Plato’s allegories: The Sun and The Cave
The allegory of the cave can be found in The Republic, and broadly summarises Plato’s beliefs regarding the makeup of the world and the...
What are Plato’s allegories of the cave and the sun about?
The allegory of the cave can be found in The Republic, and broadly summarises Plato’s beliefs regarding the makeup of the world and the philosopher’s relationship with it. In the allegory, some prisoners are chained up in a cave such that they can only see the shadows of puppets cast on the wall by a fire behind them. These prisoners represent uncritical laymen (as opposed to philosophers) and the shadows represent instances of objects – imperfect imitations of the real objects themselves. The puppets therefore represent the ‘forms’ of these objects; that is, the perfect ideal of the object from which all such objects are said to be derived.
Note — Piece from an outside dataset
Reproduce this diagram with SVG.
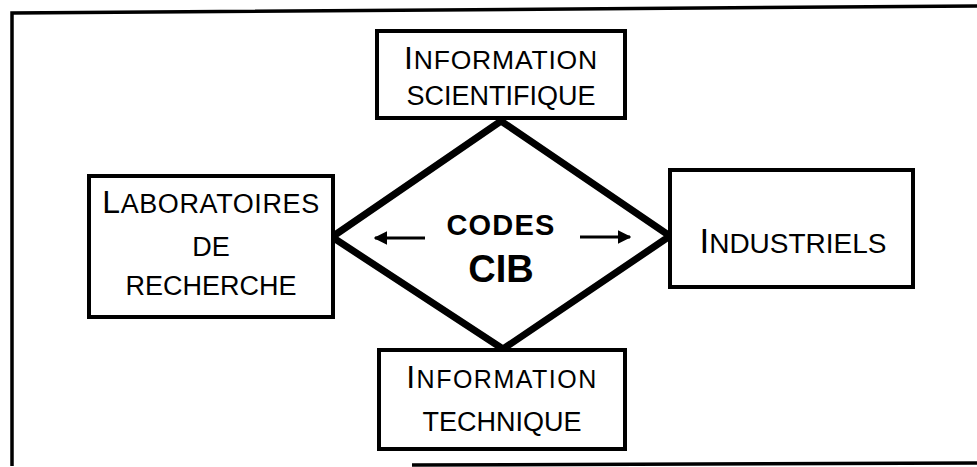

Plato believed that these ideal objects or ‘forms’ actually existed and were in some way more ‘real’ than the things which we see day-to-day.
As a prisoner is dragged from the cave, into the sunlight, they are said to become enlightened, understanding that the shadows were mere imitations of reality. The sun represents what is referred to as ‘the good’ in Plato’s philosophy, which is the source from which the ‘forms’ attain their perfection. It represents the ‘form of forms’, or the very concept of the ideal itself.